Le Petit Théâtre, comme un parfum d’évasion
A la tête de l’institution lausannoise, Sophie Gardaz salue les collaborations artistiques qui émaillent sa nouvelle saison pour le jeune public. Et rêve d’espaces à conquérir
Sophie Gardaz a beau diriger Le Petit Théâtre de Lausanne depuis onze ans, elle avoue sans détour que ce que les enfants aiment reste très mystérieux. A l’heure de présenter sa nouvelle saison, l’ancienne comédienne ne livre donc pas de recette pour faire un carton auprès du jeune public qui, par grappes remuantes, foule régulièrement ses terres, à côté de la cathédrale. Aucune potion magique pour ensorceler les enfants, mais des propositions variées, toutes disciplines confondues, car l’essentiel, aux yeux de la directrice, c’est de «leur donner une vision la plus large possible de ce qui peut se faire sur un plateau».
Dégager l’horizon, aiguiser la curiosité. Sophie Gardaz nourrit aussi une autre ambition, née d’une frustration: les artistes sont de plus en plus nombreux à vouloir oeuvrer pour le jeune public et ce dernier est toujours plus demandeur, or l’espace manque pour les accueillir. Et pour offrir aux spectateurs en herbe des ateliers, par exemple, comme le font déjà d’autres théâtres. Délocaliser l’institution? Il n’en est pour l’heure pas question. «Il y a de bonnes vibrations dans ce lieu», confie dans un sourire celle qui préside à sa destinée. Alors peut-être que des travaux de réfection seraient un pas dans la bonne direction. Affaire à suivre.
Escargot et nounou volante
En attendant, Sophie Gardaz se réjouit de constater que les couples de metteurs en scène fleurissent. Le besoin de s’associer autour d’un projet plutôt que de le porter seul de bout en bout «contredit l’individualisme ambiant et atteste de la reconnaissance qu’un spectacle est une oeuvre collective», se félicite la programmatrice.
Parmi ces duos artistiques à l’affiche de la saison à venir, il y a d’abord Yann Mercanton et Nathalie Sandoz, qui adaptent une fable de Luis Sepúlveda, Histoire d’un escargot qui découvrit l’importance de la lenteur.

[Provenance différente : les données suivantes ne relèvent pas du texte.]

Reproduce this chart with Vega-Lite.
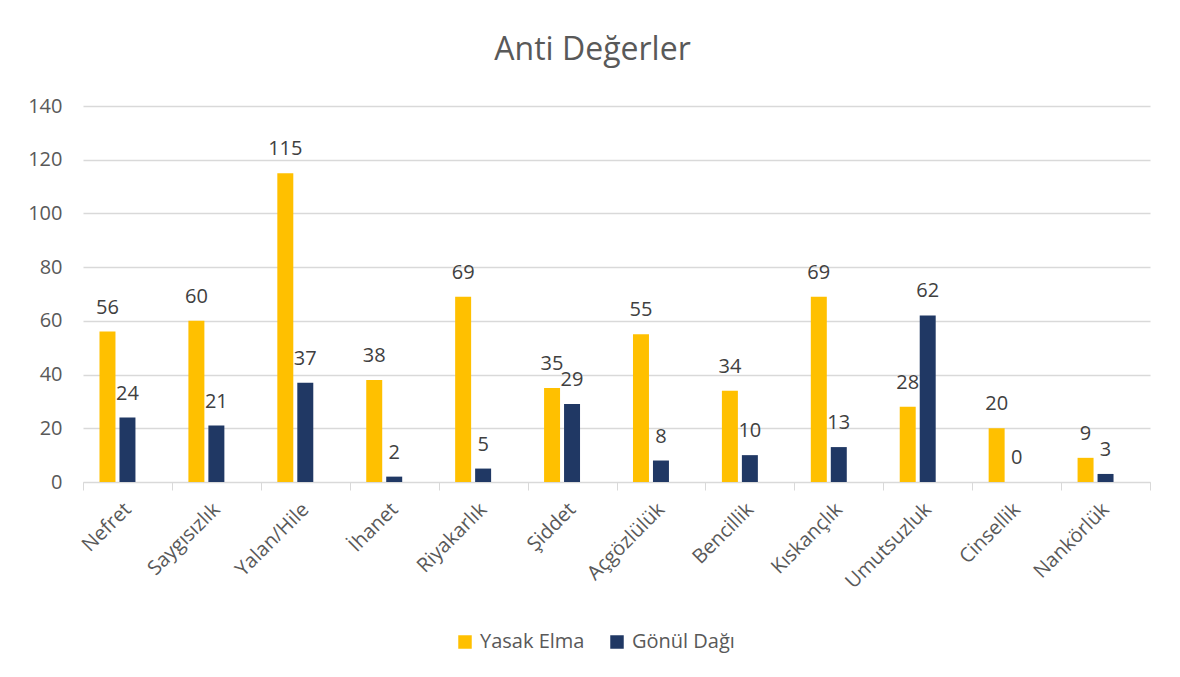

Le héros de l’auteur chilien n’a rien de flamboyant, une seule chose le distingue pourtant: son obstination à poser des questions… Conteurs, illustrateurs et musiciens donnent vie à Turbolino (en coproduction avec le Théâtre du Pommier, du 28 septembre au 5 octobre, dès 5 ans).
Les interrogations sont aussi au coeur de 1985… 2045, spectacle pour lequel Katy Hernan et Barbara Schlittler ont sondé des dizaines d’enfants sur leur représentation du temps qui passe (en coproduction avec le Théâtre Am Stram Gram). Entre les souvenirs des adultes et les conjectures des plus jeunes, tout un monde! (Du 2 au 20 novembre, dès 7 ans.)
L’air du large
C’est un autre duo, Denis Correvon et Stefania Pinnelli, qui a conçu le «spectacle vedette» de la saison. Miss Poppins propulse la nurse volante dans une famille d’aujourd’hui, où un père qui élève sa fille en solo pèche par excès de gravité. Les effets «supercalifragilisticexpialidocious» ont été confiés au magicien Pierric Tenthorey (du 7 au 31 décembre, dès 6 ans; puis en tournée romande).
L’exil ou le goût de l’évasion n’inspirent pas que les couples à la scène. Julie Annen, qui avait signé une version sensible de La Petite Fille aux allumettes à Am Stram Gram, il y a deux ans, revient avec Boulou déménage – en coproduction avec le Théâtre des Marionnettes de Genève – pour saisir l’émoi d’un petit garçon face à ses cartons… (du 1er au 19 février, dès 5 ans). Un dernier coup de coeur de Sophie Gardaz? La Mer en pointillés, du Français Serge Boulier, qui retrace le périple à vélo d’un homme, à travers l’Europe, pour s’enivrer d’air iodé. Faute de papiers en règle, l’exalté sera refoulé. Primée en 2007 par le Molière du meilleur spectacle jeune public, l’histoire, inspirée d’un fait divers, n’a pas pris une ride (du 25 février au 5 mars, dès 3 ans).